Perfectly described by Spencer Ackerman (italics in original):

(SOI=Sons of Iraq, the Sunni Tribes that the US Army is essentially bribing to not fight them and take out the so-called al-Qaeda in Iraq):

If we don’t keep paying off the SOI warlords/militiamen — there are probably over 100,000 of them by now — then they have little incentive to keep their guns pointed away from U.S. troops, as the Maliki government has made it clear it distrusts them intensely. If we keep paying off the SOI warlords/militiamen, we undermine the ability of the government that we still support to ever achieve a monopoly on the use of force, and put cash into the pockets of brutal men who, in many cases, promise to shoot their way to power. If we don’t keep paying off the SOI warlords/militiamen, al-Qaeda could reemerge in Iraq.

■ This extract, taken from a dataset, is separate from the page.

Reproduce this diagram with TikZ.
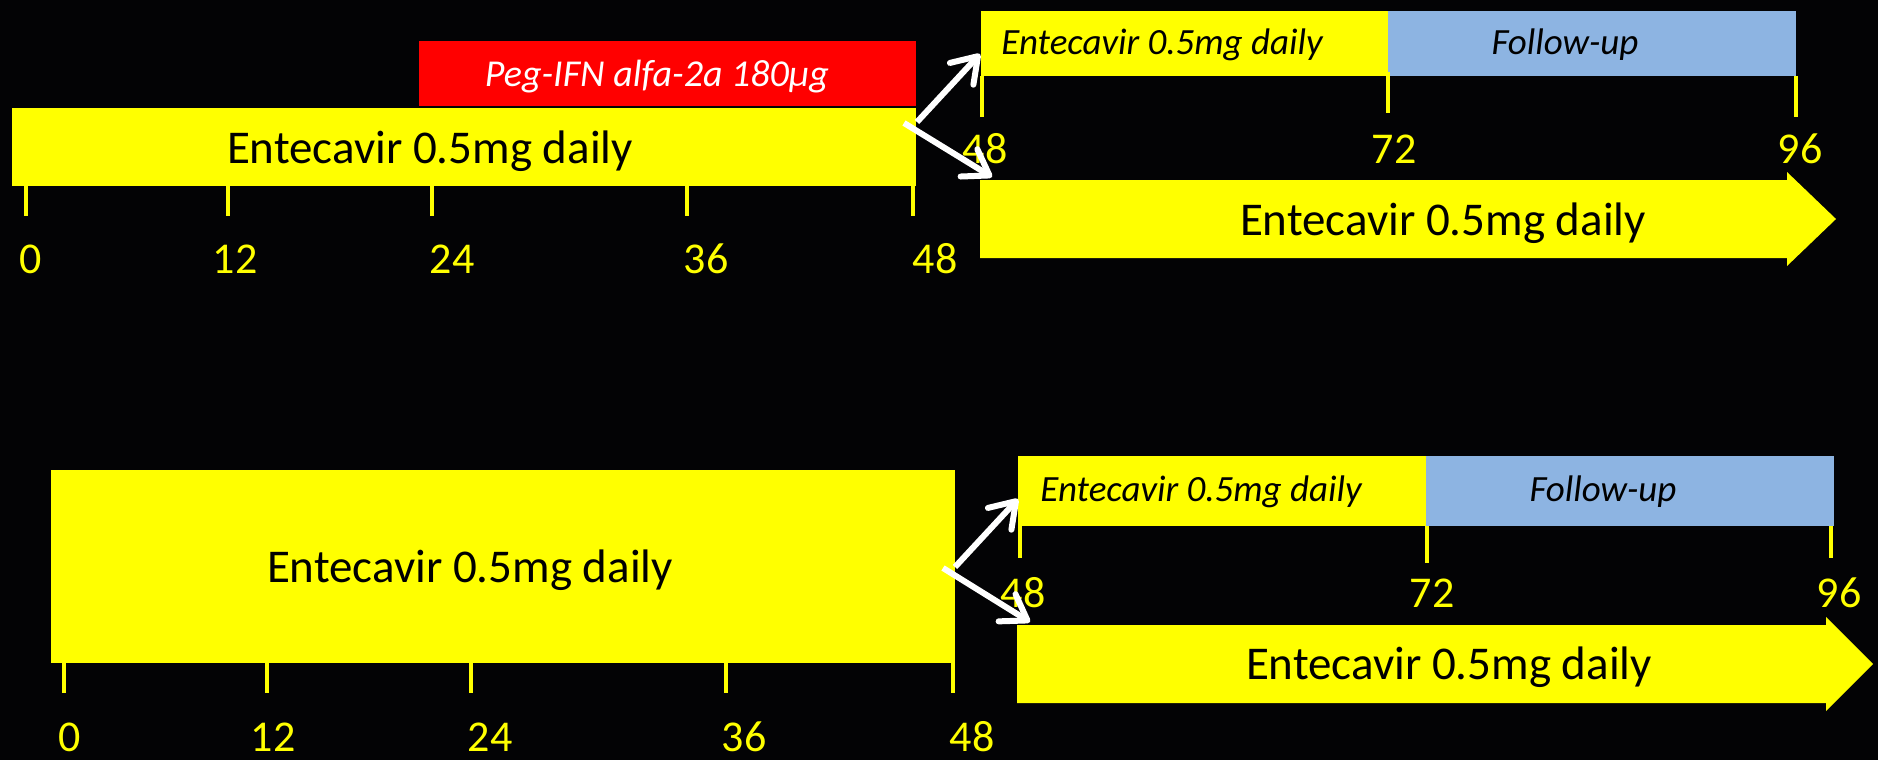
\documentclass[tikz,border=0pt]{standalone}
\usepackage{fontspec}
\setmainfont{Carlito}
\usetikzlibrary{arrows.meta}
\definecolor{ylw}{RGB}{255,255,0}
\definecolor{rd}{RGB}{255,0,0}
\definecolor{blu}{RGB}{141,180,226}
\definecolor{bg}{RGB}{3,3,5}
\begin{document}
\begin{tikzpicture}[x=1pt,y=-1pt,
  boxy/.style={fill=ylw, draw=none, inner sep=0pt, outer sep=0pt, anchor=north west},
  boxr/.style={fill=rd, draw=none, inner sep=0pt, outer sep=0pt, anchor=north west},
  boxb/.style={fill=blu, draw=none, inner sep=0pt, outer sep=0pt, anchor=north west},
  tickln/.style={draw=ylw, line width=4pt},
  lab/.style={text=ylw, font=\fontsize{44}{50}\selectfont, anchor=base, inner sep=0pt},
  bigtxt/.style={text=black, font=\fontsize{47}{56}\selectfont, anchor=base, inner sep=0pt},
  ittxt/.style={text=black, font=\fontsize{37}{44}\selectfont\itshape, anchor=base, inner sep=0pt},
  pegtxt/.style={text=white, font=\fontsize{38}{46}\selectfont\itshape, anchor=base, inner sep=0pt},
  warrow/.style={draw=white, line width=6pt, -{Straight Barb[round, length=24pt, width=32pt]}}
]
\useasboundingbox (0,0) rectangle (1878,760);
\fill[bg] (0,0) rectangle (1878,760);

% ---------------- top panel ----------------
\node[boxr, minimum width=497pt, minimum height=65pt] (peg) at (419,41) {};
\node[pegtxt] (pegt) at (657,86) {Peg-IFN alfa-2a 180μg};
\node[boxy, minimum width=904pt, minimum height=78pt] (bar1) at (12,108) {};
\node[bigtxt] (bar1t) at (430,163) {Entecavir 0.5mg daily};

\draw[tickln] (25.5,186) -- (25.5,216);
\draw[tickln] (228,186) -- (228,216);
\draw[tickln] (432,186) -- (432,216);
\draw[tickln] (687,186) -- (687,216);
\draw[tickln] (913,186) -- (913,216);
\node[lab] (t0) at (31,273) {0};
\node[lab] (t12) at (235,273) {12};
\node[lab] (t24) at (452,273) {24};
\node[lab] (t36) at (706,273) {36};
\node[lab] (t48) at (935,273) {48};

\node[boxy, minimum width=407pt, minimum height=65pt] (etv1) at (981,11) {};
\node[boxb, minimum width=408pt, minimum height=65pt] (fu1) at (1388,11) {};
\node[ittxt] (etv1t) at (1162,55) {Entecavir 0.5mg daily};
\node[ittxt] (fu1t) at (1565,55) {Follow-up};
\draw[tickln] (982,76) -- (982,117);
\draw[tickln] (1388,72) -- (1388,113);
\draw[tickln] (1796,76) -- (1796,117);
\node[lab] (u48) at (985,163) {48};
\node[lab] (u72) at (1394,163) {72};
\node[lab] (u96) at (1800,163) {96};

\fill[ylw] (980,180) -- (1787,180) -- (1787,172) -- (1836,219) -- (1787,266) -- (1787,258) -- (980,258) -- cycle;
\node[bigtxt] (arr1t) at (1443,235) {Entecavir 0.5mg daily};

\coordinate (a1s) at (917,122);
\coordinate (a1e) at (980,54);
\coordinate (a2s) at (904,123);
\coordinate (a2e) at (992,177);
\draw[warrow] (a1s) -- (a1e);
\draw[warrow] (a2s) -- (a2e);

% ---------------- bottom panel ----------------
\node[boxy, minimum width=904pt, minimum height=193pt] (bar2) at (51,470) {};
\node[bigtxt] (bar2t) at (470,582) {Entecavir 0.5mg daily};
\draw[tickln] (64,663) -- (64,693);
\draw[tickln] (267,663) -- (267,693);
\draw[tickln] (471,663) -- (471,693);
\draw[tickln] (726,663) -- (726,693);
\draw[tickln] (953,647) -- (953,693);
\node[lab] (b0) at (70,751) {0};
\node[lab] (b12) at (273,751) {12};
\node[lab] (b24) at (490,751) {24};
\node[lab] (b36) at (744,751) {36};
\node[lab] (b48) at (972,751) {48};

\node[boxy, minimum width=408pt, minimum height=70pt] (etv2) at (1018,456) {};
\node[boxb, minimum width=408pt, minimum height=70pt] (fu2) at (1426,456) {};
\node[ittxt] (etv2t) at (1201,501) {Entecavir 0.5mg daily};
\node[ittxt] (fu2t) at (1603,501) {Follow-up};
\draw[tickln] (1020,526) -- (1020,558);
\draw[tickln] (1427,526) -- (1427,563);
\draw[tickln] (1831,526) -- (1831,558);
\node[lab] (v48) at (1023,607) {48};
\node[lab] (v72) at (1432,607) {72};
\node[lab] (v96) at (1839,607) {96};

\fill[ylw] (1017,625) -- (1826,625) -- (1826,617) -- (1873,664) -- (1826,711) -- (1826,703) -- (1017,703) -- cycle;
\node[bigtxt] (arr2t) at (1449,679) {Entecavir 0.5mg daily};

\coordinate (b1s) at (955,567);
\coordinate (b1e) at (1018,499);
\coordinate (b2s) at (943,568);
\coordinate (b2e) at (1030,622);
\draw[warrow] (b1s) -- (b1e);
\draw[warrow] (b2s) -- (b2e);
\end{tikzpicture}
\end{document}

If we keep paying off the SOI warlords/militiamen, the Shiites in the government will remain intransigent in terms of reconciliation, fearing that the armed Sunnis are getting ready to take a mile if given an inch. If we keep paying off the SOI warlords/militiamen, we risk a resurgence of violence. If we don’t keep paying off the SOI warlords/militiamen, we risk a resurgence of violence. Any and all of these possibilities exist whether or not we keep paying off the SOI warlords/militiamen. Pick your poison.

The analysis as a meta point on news that one of the Sons of Iraq Abu Abed has fled to Jordan because he has been accused of murder by the Maliki gov’t.